Naga Munchetty was right to call out Trump’s racism

In a segment, broadcast on 17th July, the BBC news anchor Naga Munchetty passed comment on Trump telling four women of colour to ‘go back’ to ‘places from which they came’ on Twitter. On reading the story, she drew on her own experience, commenting, “Every time I have been told, as a woman of colour, to go back to where I came from, that was embedded in racism.” She further added, “Now, I’m not accusing anyone of anything here, but you know what certain phrases mean…[I am] furious, absolutely furious, and I can imagine that lots of people in this country will be feeling absolutely furious that a man in that position feels it’s OK to skirt the lines by using language like that.” Trump was referring to four congresswomen, Ilhan Omar, Ayanna Pressley, Alexandria Ocasio-Cortez and Rashida Tlaib, all of whom are American citizens and three of which were born and grew up in the United States.

News anchors tend to be the channel between headlines and the public. With such wide reach comes a duty to deliver information with care. To appear too emotive or opinionated has the ability to impact many individual ways of understanding stories. In this case, some believed Ms Munchetty to be non-objective, suggesting that she hadn’t remained impartial in implying that Trump was racist. The phrase ‘go back to where you came from’ is associated with the stereotypical White American racist who is uncomfortable with increased diversity in their local proximity. The comment is inherently racist, suggesting that those of a minority don’t belong and are not welcome. Its origins are entrenched in American history as waves of immigrants came to the country, with the phrase stemming from that coined by the Ku Klux Klan, ‘Go back to your country’. Some might argue that Trump did not mean it in that way. However, it is a palimpsest: a text that has been erased or overwritten but with levels to its meaning. 

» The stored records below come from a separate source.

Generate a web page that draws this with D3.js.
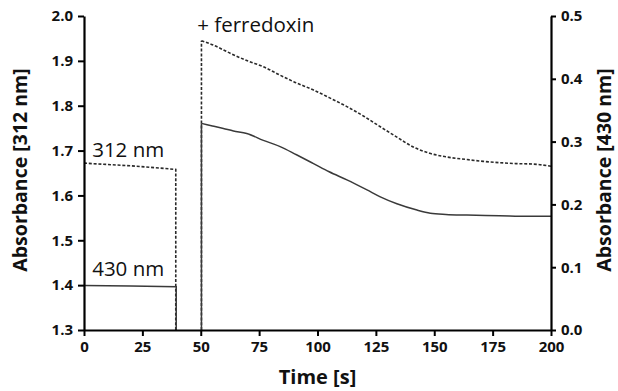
<!DOCTYPE html>
<html><head><meta charset="utf-8">
<script src="https://cdn.jsdelivr.net/npm/d3@7"></script>
<style>body{margin:0;background:#fff}svg{display:block}</style>
</head><body>
<script>
// 312 nm trace (left axis), before and after ferredoxin addition
const time312Before = [0, 10, 20, 30, 39.3, 39.3];
const abs312Before  = [1.672, 1.669, 1.666, 1.662, 1.658, 1.3];
const time312After = [50.3, 50.3, 55, 62.6, 70, 76.8, 84, 90, 98.3, 105, 112.6, 120, 126.9, 134, 141, 148, 155, 164, 171, 178, 185, 192, 200];
const abs312After  = [1.3, 1.945, 1.936, 1.917, 1.900, 1.887, 1.868, 1.853, 1.835, 1.818, 1.798, 1.776, 1.753, 1.730, 1.708, 1.694, 1.686, 1.680, 1.676, 1.673, 1.671, 1.670, 1.665];
// 430 nm trace (right axis)
const time430Before = [0, 20, 39.5, 39.5];
const abs430Before  = [0.071, 0.070, 0.069, 0.0];
const time430After = [50.3, 50.3, 55, 59.7, 64, 69.7, 76.8, 84, 91, 98.3, 105, 112.6, 121.2, 126.9, 134, 142.6, 148.3, 155, 164, 178, 190, 200];
const abs430After  = [0.0, 0.329, 0.325, 0.321, 0.317, 0.313, 0.302, 0.292, 0.279, 0.265, 0.252, 0.239, 0.223, 0.212, 0.201, 0.191, 0.186, 0.184, 0.183, 0.182, 0.181, 0.181];

const xTicks = [0, 25, 50, 75, 100, 125, 150, 175, 200];
const yLeftTicks = [1.3, 1.4, 1.5, 1.6, 1.7, 1.8, 1.9, 2.0];
const yRightTicks = [0.0, 0.1, 0.2, 0.3, 0.4, 0.5];

const W = 618, H = 391;
const m = {left: 84, right: 67, top: 16, bottom: 61};
const svg = d3.select("body").append("svg").attr("width", W).attr("height", H);

const x = d3.scaleLinear().domain([0, 200]).range([m.left, W - m.right]);
const yL = d3.scaleLinear().domain([1.3, 2.0]).range([H - m.bottom, m.top]);
const yR = d3.scaleLinear().domain([0, 0.5]).range([H - m.bottom, m.top]);

const font = "'Open Sans', sans-serif";

function drawPath(pts, y, dashed, curve) {
  svg.append("path")
    .attr("d", d3.line().curve(curve).x(d => x(d[0])).y(d => y(d[1]))(pts))
    .attr("fill", "none")
    .attr("stroke", dashed ? "#2a2a2a" : "#3a3a3a")
    .attr("stroke-width", dashed ? 1.6 : 1.5)
    .attr("stroke-dasharray", dashed ? "3,1.8" : null);
}
function drawBefore(ts, vs, y, dashed) {
  drawPath(ts.map((t, i) => [t, vs[i]]), y, dashed, d3.curveLinear);
}
function drawAfter(ts, vs, y, dashed) {
  const pts = ts.map((t, i) => [t, vs[i]]);
  drawPath(pts.slice(0, 2), y, dashed, d3.curveLinear);       // jump on addition
  drawPath(pts.slice(1), y, dashed, d3.curveMonotoneX);       // decay
}
drawBefore(time312Before, abs312Before, yL, true);
drawAfter(time312After, abs312After, yL, true);
drawBefore(time430Before, abs430Before, yR, false);
drawAfter(time430After, abs430After, yR, false);

function styleAxis(g) {
  g.selectAll(".domain").attr("stroke", "#000").attr("stroke-width", 2.2);
  g.selectAll(".tick line").attr("stroke", "#000").attr("stroke-width", 2);
  g.selectAll(".tick text").attr("font-family", font).attr("font-weight", "bold")
    .attr("font-size", "15px").attr("fill", "#111");
}

svg.append("g").attr("transform", `translate(0,${H - m.bottom})`)
  .call(d3.axisBottom(x).tickValues(xTicks).tickFormat(d3.format("d")).tickSize(6).tickSizeOuter(0).tickPadding(5))
  .call(styleAxis);
svg.append("g").attr("transform", `translate(${m.left},0)`)
  .call(d3.axisLeft(yL).tickValues(yLeftTicks).tickFormat(d3.format(".1f")).tickSize(6).tickSizeOuter(0).tickPadding(5))
  .call(styleAxis);
svg.append("g").attr("transform", `translate(${W - m.right},0)`)
  .call(d3.axisRight(yR).tickValues(yRightTicks).tickFormat(d3.format(".1f")).tickSize(5).tickSizeOuter(0).tickPadding(5))
  .call(styleAxis);

// axis titles
svg.append("text").attr("x", (m.left + W - m.right) / 2).attr("y", 384)
  .attr("text-anchor", "middle").attr("font-family", font).attr("font-weight", "bold")
  .attr("font-size", "20px").attr("fill", "#111").text("Time [s]");
svg.append("text").attr("transform", `translate(27,170) rotate(-90)`)
  .attr("text-anchor", "middle").attr("font-family", font).attr("font-weight", "bold")
  .attr("font-size", "19.5px").attr("fill", "#111").text("Absorbance [312 nm]");
svg.append("text").attr("transform", `translate(611,170) rotate(-90)`)
  .attr("text-anchor", "middle").attr("font-family", font).attr("font-weight", "bold")
  .attr("font-size", "19.5px").attr("fill", "#111").text("Absorbance [430 nm]");

// annotations
const ann = (tx, ty, s) => svg.append("text").attr("x", tx).attr("y", ty)
  .attr("font-family", font).attr("font-size", "20.5px").attr("fill", "#111").text(s);
ann(x(3.5), 157, "312 nm");
ann(x(3.5), 276, "430 nm");
ann(x(48.5), 32, "+ ferredoxin");
</script>
</body></html>
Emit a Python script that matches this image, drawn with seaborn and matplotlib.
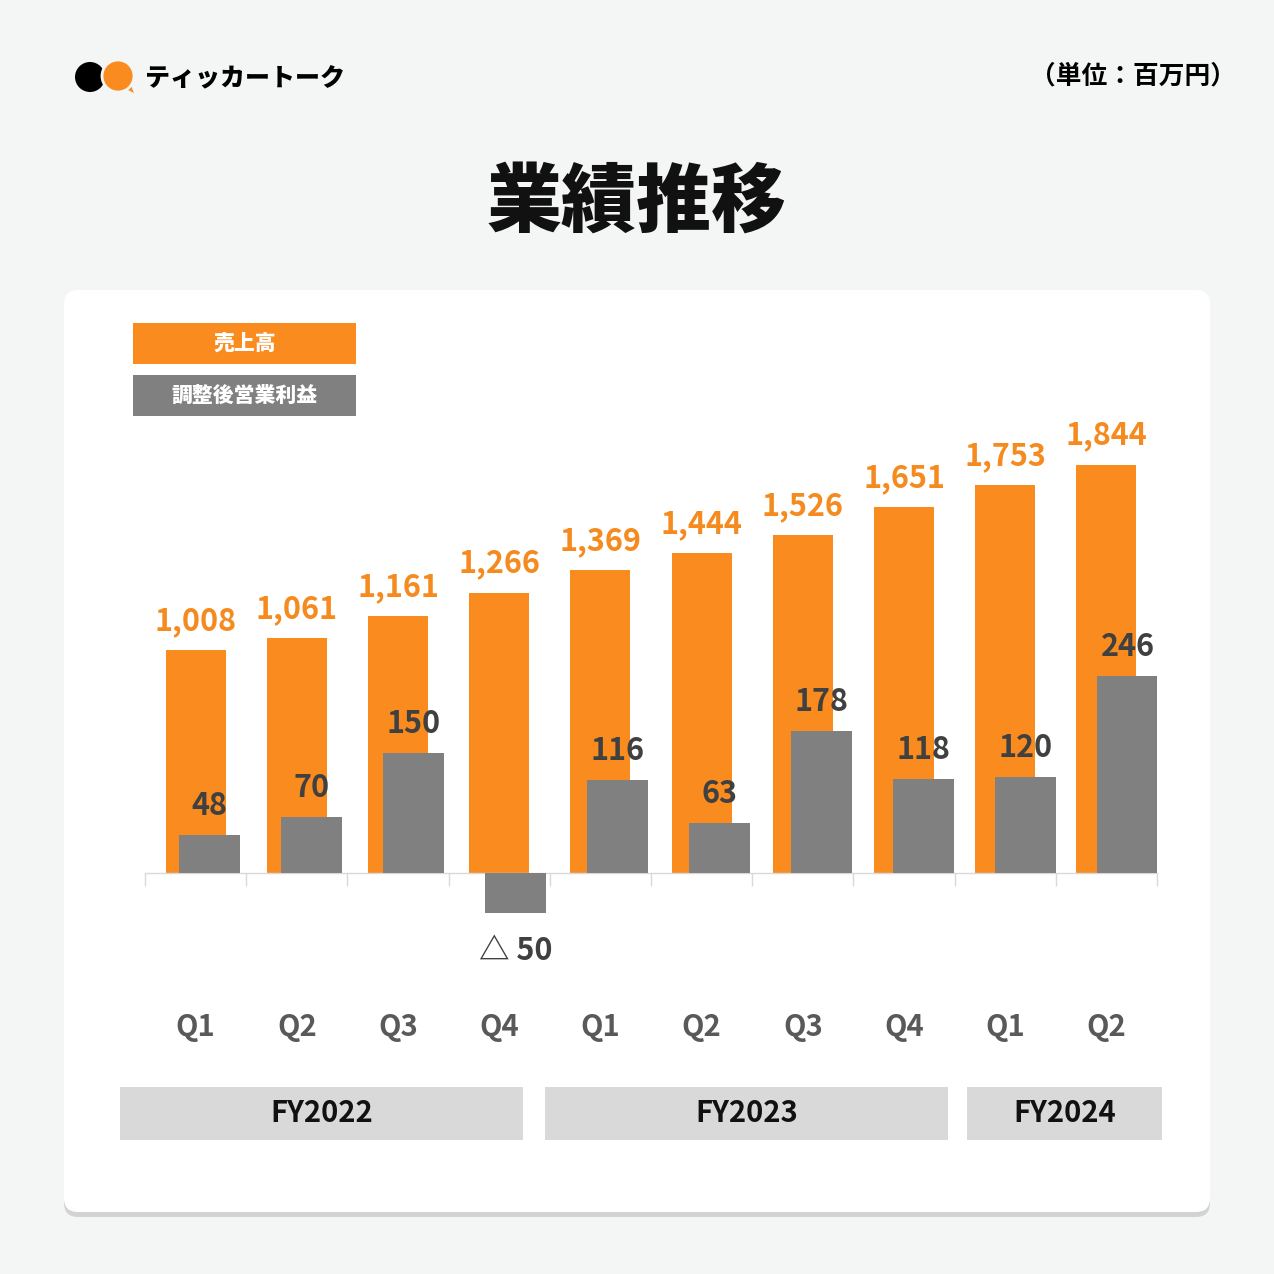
import numpy as np
import pandas as pd
import matplotlib
matplotlib.use("Agg")
import matplotlib.pyplot as plt
import seaborn as sns
from matplotlib.patches import Rectangle, FancyBboxPatch, Circle, Polygon

# data
quarters = ["Q1", "Q2", "Q3", "Q4", "Q1", "Q2", "Q3", "Q4", "Q1", "Q2"]
sales = [1008, 1061, 1161, 1266, 1369, 1444, 1526, 1651, 1753, 1844]
op_profit = [48, 70, 150, -50, 116, 63, 178, 118, 120, 246]
fiscal_years = ["FY2022", "FY2023", "FY2024"]
series_names = ["売上高", "調整後営業利益"]

ORANGE = "#F98B1F"
GRAY = "#808080"
BG = "#F4F5F5"

sns.set_theme(style="white")
plt.rcParams["font.family"] = ["Noto Sans CJK JP", "DejaVu Sans"]

fig = plt.figure(figsize=(12.74, 12.74), dpi=100)
fig.patch.set_facecolor(BG)

# overlay in pixel coordinates for the decoration
deco = fig.add_axes([0, 0, 1, 1])
deco.set_xlim(0, 1274)
deco.set_ylim(1274, 0)
deco.axis("off")

# card with shadow
deco.add_patch(FancyBboxPatch((64, 293), 1146, 924, boxstyle="round,pad=0,rounding_size=14",
                              fc="#BDBDBD", ec="none", alpha=0.6))
deco.add_patch(FancyBboxPatch((64, 290), 1146, 922, boxstyle="round,pad=0,rounding_size=14",
                              fc="white", ec="none"))

# logo
deco.add_patch(Circle((90, 77), 15, fc="black", ec="none"))
deco.add_patch(Polygon([[120, 86], [134, 93], [128, 78]], fc=ORANGE, ec="none"))
deco.add_patch(Circle((118, 76), 16, fc=ORANGE, ec=BG, lw=2))
deco.text(145, 77, "ティッカートーク", fontsize=18, fontweight="black", color="black",
          va="center", ha="left")
deco.text(1236, 76, "（単位：百万円）", fontsize=18.5, fontweight="bold", color="black",
          va="center", ha="right")
deco.text(637, 203, "業績推移", fontsize=54, fontweight="black", color="#111111",
          va="center", ha="center")

# legend boxes
for (y0, col), name in zip([(323, ORANGE), (375, GRAY)], series_names):
    deco.add_patch(Rectangle((133, y0), 223, 41, fc=col, ec="none"))
    deco.text(244.5, y0 + 20.5, name, color="white", fontsize=15, fontweight="black",
              ha="center", va="center")

# fiscal year boxes
for (x0, x1), fy in zip([(120, 523), (545, 948), (967, 1162)], fiscal_years):
    deco.add_patch(Rectangle((x0, 1087), x1 - x0, 53, fc="#D9D9D9", ec="none"))
    deco.text((x0 + x1) / 2, 1113, fy, fontsize=21, fontweight="bold", color="#111111",
              ha="center", va="center")

# main chart (sales) and a second, independent axes on top (profit)
top_px, bot_px = 420, 1000
zero_px = 873
h = bot_px - top_px
rect = [145 / 1274, 1 - bot_px / 1274, 1012 / 1274, h / 1274]
s_sales = 0.2215
s_op = 0.80

idx = np.arange(len(quarters))
df = pd.DataFrame({"pos": idx, "sales": sales, "op": op_profit, "q": quarters})

ax = fig.add_axes(rect)
ax.patch.set_alpha(0)
sns.barplot(data=df, x="pos", y="sales", native_scale=True, width=0.593, color=ORANGE,
            saturation=1, linewidth=0, edgecolor="none", ax=ax)
ax.set_xlim(-0.5, len(quarters) - 0.5)
ax.set_ylim(-(bot_px - zero_px) / s_sales, (zero_px - top_px) / s_sales)

ax2 = fig.add_axes(rect)
ax2.patch.set_alpha(0)
sns.barplot(data=df, x="pos", y="op", native_scale=True, width=0.598, color=GRAY,
            saturation=1, linewidth=0, edgecolor="none", ax=ax2)
ax2.set_xlim(-0.632, 9.285)
ax2.set_ylim(-(bot_px - zero_px) / s_op, (zero_px - top_px) / s_op)

for a in (ax, ax2):
    a.set_xlabel("")
    a.set_ylabel("")
    a.set_yticks([])
    for sp in a.spines.values():
        sp.set_visible(False)
ax2.set_xticks([])

ax.spines["bottom"].set_visible(True)
ax.spines["bottom"].set_position(("data", 0))
ax.spines["bottom"].set_color("#D9D9D9")
ax.spines["bottom"].set_linewidth(1)
ax.set_xticks(np.arange(-0.5, len(quarters), 1))
ax.set_xticklabels([])
ax.tick_params(axis="x", direction="out", length=9.5, color="#D9D9D9", width=1, bottom=True)

# value labels
for i, v in enumerate(sales):
    ax.annotate(f"{v:,}", (i, v), xytext=(0, 14.4), textcoords="offset points",
                ha="center", va="baseline", fontsize=22, fontweight="bold", color="#F58A1F")
for i, v in enumerate(op_profit):
    if v >= 0:
        ax2.annotate(f"{v}", (i, v), xytext=(0, 14.4), textcoords="offset points",
                     ha="center", va="baseline", fontsize=22, fontweight="bold", color="#404040")
    else:
        ax2.annotate(f"△ {abs(v)}", (i, v), xytext=(0, -16), textcoords="offset points",
                     ha="center", va="top", fontsize=22, fontweight="bold", color="#404040")

# quarter labels
for i, q in enumerate(quarters):
    ax.text(i, (bot_px - 1027) / h, q, transform=ax.get_xaxis_transform(), ha="center",
            va="center", fontsize=21, fontweight="bold", color="#595959")

fig.savefig("out.png", dpi=100, facecolor=BG)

My friends and I dwelled on the irony that an exceptional journalist was being held to a higher standard than the President of the United States, who has a staggering 65.6 million twitter followers as opposed to Ms Munchetty’s still respectable 157,000. His comments would allow those who are racist to justify their beliefs and allow these kinds of remarks and beliefs to become part of the acceptable mainstream. A figurehead like Trump has identified as a non-racist, passed these comments and therefore they might believe that they have the right to also. By comparison, we can question why Trump has not been more thoroughly investigated. The Equal Employment Opportunity Commission in America explicitly cites that comments like ‘go back to where you came from’ are examples of ‘potentially unlawful conduct’. A person who said it in the workplace could be fired for such language. 

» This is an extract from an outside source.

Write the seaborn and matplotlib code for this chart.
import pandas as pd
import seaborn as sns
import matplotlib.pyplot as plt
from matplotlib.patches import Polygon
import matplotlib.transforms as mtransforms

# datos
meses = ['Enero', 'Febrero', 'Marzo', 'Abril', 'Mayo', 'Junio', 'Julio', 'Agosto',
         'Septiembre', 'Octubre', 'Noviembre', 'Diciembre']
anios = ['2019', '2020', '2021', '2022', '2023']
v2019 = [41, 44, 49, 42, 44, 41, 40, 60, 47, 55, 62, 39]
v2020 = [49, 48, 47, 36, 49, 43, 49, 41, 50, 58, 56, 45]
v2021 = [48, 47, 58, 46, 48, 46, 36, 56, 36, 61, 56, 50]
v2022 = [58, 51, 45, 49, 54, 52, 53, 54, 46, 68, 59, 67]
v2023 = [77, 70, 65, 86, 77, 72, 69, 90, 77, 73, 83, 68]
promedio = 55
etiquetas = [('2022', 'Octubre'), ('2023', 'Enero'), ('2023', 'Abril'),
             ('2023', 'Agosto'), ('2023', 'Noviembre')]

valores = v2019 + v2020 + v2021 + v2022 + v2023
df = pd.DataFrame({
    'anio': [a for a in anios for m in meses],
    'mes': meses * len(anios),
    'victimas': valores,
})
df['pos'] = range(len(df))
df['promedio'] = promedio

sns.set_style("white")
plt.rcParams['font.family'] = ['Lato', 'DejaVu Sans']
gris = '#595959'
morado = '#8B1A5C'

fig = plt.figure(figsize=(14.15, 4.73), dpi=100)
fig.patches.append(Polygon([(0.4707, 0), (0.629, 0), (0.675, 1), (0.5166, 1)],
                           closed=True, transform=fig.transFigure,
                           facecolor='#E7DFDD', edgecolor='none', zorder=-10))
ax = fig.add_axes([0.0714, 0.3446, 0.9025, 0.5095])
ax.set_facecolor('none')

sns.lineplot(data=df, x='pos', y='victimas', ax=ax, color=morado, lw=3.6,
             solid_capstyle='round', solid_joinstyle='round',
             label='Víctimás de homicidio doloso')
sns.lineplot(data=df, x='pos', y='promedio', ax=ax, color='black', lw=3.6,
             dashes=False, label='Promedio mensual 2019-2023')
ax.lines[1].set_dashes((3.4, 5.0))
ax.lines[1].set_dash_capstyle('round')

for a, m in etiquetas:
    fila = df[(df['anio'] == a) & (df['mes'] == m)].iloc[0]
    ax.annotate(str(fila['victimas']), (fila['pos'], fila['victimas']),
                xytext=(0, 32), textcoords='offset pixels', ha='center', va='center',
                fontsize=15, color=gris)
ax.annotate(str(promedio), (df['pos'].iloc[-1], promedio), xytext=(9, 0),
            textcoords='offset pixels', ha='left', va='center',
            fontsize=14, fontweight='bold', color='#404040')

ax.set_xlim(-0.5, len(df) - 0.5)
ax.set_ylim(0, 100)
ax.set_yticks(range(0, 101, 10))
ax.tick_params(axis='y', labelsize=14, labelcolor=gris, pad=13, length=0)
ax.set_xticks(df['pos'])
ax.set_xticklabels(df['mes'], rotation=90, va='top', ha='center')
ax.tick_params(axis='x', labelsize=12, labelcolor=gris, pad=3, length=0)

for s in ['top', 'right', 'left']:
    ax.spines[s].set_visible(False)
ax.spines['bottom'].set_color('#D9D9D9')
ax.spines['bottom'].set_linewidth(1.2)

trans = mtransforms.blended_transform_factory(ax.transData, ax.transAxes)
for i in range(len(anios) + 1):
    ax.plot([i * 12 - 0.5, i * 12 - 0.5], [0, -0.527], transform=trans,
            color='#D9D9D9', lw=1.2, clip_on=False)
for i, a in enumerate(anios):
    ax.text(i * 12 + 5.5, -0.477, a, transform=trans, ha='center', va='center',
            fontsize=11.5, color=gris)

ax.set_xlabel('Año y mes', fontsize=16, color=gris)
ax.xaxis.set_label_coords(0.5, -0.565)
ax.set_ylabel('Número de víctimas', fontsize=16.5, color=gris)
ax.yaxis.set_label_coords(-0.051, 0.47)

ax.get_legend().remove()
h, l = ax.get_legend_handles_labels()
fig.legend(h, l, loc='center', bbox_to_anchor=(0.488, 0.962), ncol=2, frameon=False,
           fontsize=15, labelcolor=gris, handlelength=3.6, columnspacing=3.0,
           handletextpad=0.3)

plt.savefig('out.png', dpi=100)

The organisations Executive Complaints Unit (ECU) had ruled that Munchetty’s comments breached editorial guidelines but has since overturned its original decision to uphold the complaint. Lord Hall, director general at the BBC, has “personally reviewed” the complaint and has said that “in this instance, I don’t think Naga’s words were sufficient to merit a partial uphold of the complaint around the comments she made”. The Guardian also reported that co-host Dan Walker was mentioned in the initial complaint but the BBC argued that the focus was on “Ms Munchetty’s comments rather than Mr Walker’s, which is why this was the focus of the ECU investigation”. 

The BBCs own editorial guidelines state that “audiences should not be able to tell from BBC output the personal opinions of our journalists or news and current affairs presenters on matters of public policy, political or industrial controversy, or on ‘controversial subjects’ in any other area.” Undoubtedly then, when faced with questions over their impartiality, it is understandable that they would have investigated further. Yet, as put by Lord Hall, “Racism is not an opinion and it is not a matter for debate. Racism is racism.” Fundamentally, Ms Munchetty was reflecting and drawing from personal experience. In this, she used her position to highlight an important issue in how statements can be interpreted. Quite rightfully, Ms Munchetty has been restored in her position and thankfully, we can once again expect to wake up and watch her in the morning.